** start RECORD EXTRACTS **

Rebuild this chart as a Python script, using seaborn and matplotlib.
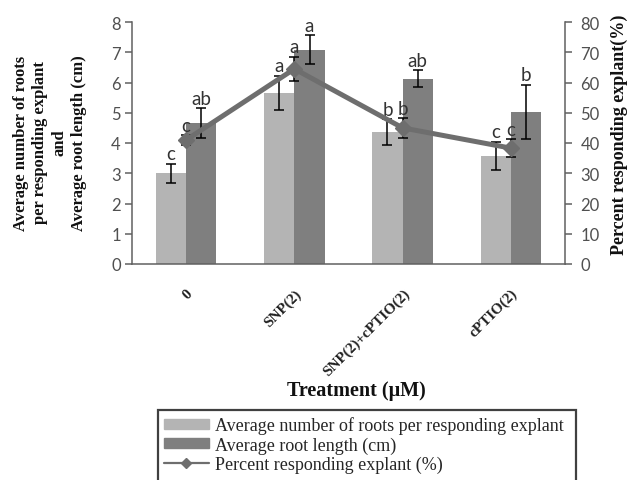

** end RECORD EXTRACTS **
** start RECORD EXTRACTS **

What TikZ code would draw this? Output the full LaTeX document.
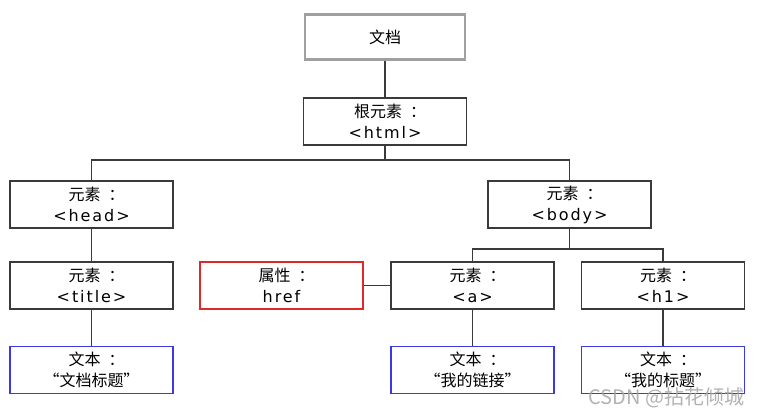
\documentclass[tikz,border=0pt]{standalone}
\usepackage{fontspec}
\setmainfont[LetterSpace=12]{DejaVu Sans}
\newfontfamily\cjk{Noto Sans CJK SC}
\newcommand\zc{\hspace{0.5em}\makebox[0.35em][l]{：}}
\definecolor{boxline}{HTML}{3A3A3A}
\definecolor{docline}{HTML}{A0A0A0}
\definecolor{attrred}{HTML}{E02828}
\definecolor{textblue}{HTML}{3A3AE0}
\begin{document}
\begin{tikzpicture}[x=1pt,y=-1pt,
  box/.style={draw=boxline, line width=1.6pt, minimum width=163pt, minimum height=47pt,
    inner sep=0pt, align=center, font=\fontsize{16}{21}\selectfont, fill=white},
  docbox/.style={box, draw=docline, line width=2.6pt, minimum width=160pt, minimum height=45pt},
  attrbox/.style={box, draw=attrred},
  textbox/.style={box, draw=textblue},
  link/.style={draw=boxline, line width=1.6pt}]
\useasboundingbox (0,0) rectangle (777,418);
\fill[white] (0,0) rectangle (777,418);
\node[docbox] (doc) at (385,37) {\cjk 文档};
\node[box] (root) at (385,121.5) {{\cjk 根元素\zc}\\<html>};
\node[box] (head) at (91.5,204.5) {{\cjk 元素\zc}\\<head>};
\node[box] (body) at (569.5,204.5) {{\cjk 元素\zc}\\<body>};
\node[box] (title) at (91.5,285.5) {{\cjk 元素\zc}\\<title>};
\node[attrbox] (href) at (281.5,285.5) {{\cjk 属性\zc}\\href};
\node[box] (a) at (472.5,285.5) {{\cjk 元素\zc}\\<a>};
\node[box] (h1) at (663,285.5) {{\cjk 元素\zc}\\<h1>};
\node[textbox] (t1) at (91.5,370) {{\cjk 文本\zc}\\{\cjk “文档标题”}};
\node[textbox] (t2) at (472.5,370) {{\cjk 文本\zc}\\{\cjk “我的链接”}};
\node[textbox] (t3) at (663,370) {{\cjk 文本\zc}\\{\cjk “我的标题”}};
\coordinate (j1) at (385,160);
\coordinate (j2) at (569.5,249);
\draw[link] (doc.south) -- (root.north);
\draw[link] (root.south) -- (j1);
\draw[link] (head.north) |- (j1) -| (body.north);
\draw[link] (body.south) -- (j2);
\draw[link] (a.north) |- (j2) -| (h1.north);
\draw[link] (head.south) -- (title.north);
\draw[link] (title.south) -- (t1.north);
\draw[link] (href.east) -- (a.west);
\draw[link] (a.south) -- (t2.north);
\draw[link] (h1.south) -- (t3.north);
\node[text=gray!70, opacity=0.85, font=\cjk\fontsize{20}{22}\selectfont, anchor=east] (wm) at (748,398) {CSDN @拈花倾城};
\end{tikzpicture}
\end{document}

** end RECORD EXTRACTS **
** start RECORD EXTRACTS **

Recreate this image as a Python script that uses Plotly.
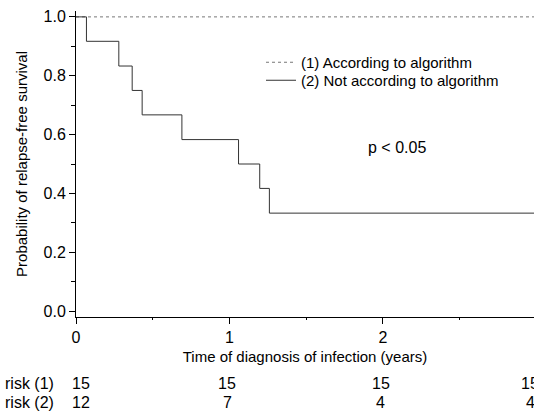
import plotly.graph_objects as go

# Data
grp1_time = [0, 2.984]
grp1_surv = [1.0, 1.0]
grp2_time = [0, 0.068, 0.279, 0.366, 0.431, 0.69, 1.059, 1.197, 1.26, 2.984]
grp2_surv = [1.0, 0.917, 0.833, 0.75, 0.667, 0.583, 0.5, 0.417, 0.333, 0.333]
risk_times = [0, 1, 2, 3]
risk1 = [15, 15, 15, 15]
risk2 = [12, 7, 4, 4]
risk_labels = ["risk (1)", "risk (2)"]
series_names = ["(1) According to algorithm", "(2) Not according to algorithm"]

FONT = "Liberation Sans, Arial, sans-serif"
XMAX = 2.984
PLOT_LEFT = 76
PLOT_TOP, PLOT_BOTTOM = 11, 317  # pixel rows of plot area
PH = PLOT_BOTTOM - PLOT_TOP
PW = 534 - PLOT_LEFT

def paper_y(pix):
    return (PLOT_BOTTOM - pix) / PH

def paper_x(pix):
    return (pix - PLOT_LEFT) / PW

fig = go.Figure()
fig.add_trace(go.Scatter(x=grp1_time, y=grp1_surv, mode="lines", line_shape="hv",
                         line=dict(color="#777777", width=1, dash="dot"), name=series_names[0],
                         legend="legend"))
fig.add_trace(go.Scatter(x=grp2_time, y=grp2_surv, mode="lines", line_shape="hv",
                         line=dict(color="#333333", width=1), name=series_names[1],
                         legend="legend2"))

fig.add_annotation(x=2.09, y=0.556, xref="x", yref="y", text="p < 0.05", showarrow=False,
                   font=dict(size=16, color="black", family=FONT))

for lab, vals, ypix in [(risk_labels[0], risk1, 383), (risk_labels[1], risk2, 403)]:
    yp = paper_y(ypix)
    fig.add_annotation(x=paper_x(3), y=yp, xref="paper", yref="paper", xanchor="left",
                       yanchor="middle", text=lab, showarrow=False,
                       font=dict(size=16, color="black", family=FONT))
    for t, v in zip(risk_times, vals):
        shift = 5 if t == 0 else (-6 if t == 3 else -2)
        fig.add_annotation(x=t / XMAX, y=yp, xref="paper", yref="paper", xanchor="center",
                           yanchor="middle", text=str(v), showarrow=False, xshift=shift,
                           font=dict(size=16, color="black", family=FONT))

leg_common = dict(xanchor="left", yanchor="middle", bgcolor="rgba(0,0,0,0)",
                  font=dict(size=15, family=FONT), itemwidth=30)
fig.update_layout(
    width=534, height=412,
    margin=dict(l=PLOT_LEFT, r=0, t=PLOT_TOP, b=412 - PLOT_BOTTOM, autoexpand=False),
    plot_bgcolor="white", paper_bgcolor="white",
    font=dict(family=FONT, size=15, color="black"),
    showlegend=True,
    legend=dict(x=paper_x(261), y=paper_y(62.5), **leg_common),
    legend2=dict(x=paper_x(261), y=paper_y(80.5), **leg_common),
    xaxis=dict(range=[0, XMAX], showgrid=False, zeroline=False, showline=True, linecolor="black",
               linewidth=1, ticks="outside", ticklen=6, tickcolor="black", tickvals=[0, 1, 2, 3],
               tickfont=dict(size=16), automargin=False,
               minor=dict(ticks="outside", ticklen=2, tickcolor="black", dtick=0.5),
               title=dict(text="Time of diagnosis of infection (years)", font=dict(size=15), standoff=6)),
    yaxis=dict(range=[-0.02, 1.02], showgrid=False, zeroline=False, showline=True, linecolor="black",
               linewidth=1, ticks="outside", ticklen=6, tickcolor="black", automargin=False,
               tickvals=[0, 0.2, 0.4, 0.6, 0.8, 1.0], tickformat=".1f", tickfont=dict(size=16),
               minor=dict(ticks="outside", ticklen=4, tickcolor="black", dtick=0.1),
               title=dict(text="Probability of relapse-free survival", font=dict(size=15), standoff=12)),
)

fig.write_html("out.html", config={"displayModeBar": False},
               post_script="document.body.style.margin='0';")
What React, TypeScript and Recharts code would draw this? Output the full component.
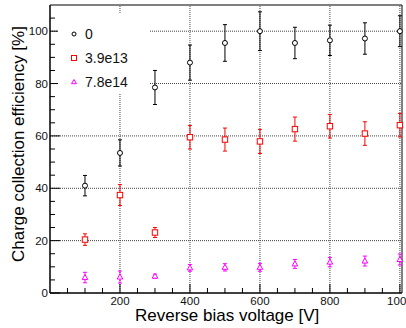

** end RECORD EXTRACTS **

REQUEST: Print the line above containing "Recreate this image", the line containing "PW = 534 - PLOT_LEFT", and everything between them, exactly as written. Pictures stay out.

CORRECT ANSWER:
Recreate this image as a Python script that uses Plotly.
import plotly.graph_objects as go

# Data
grp1_time = [0, 2.984]
grp1_surv = [1.0, 1.0]
grp2_time = [0, 0.068, 0.279, 0.366, 0.431, 0.69, 1.059, 1.197, 1.26, 2.984]
grp2_surv = [1.0, 0.917, 0.833, 0.75, 0.667, 0.583, 0.5, 0.417, 0.333, 0.333]
risk_times = [0, 1, 2, 3]
risk1 = [15, 15, 15, 15]
risk2 = [12, 7, 4, 4]
risk_labels = ["risk (1)", "risk (2)"]
series_names = ["(1) According to algorithm", "(2) Not according to algorithm"]

FONT = "Liberation Sans, Arial, sans-serif"
XMAX = 2.984
PLOT_LEFT = 76
PLOT_TOP, PLOT_BOTTOM = 11, 317  # pixel rows of plot area
PH = PLOT_BOTTOM - PLOT_TOP
PW = 534 - PLOT_LEFT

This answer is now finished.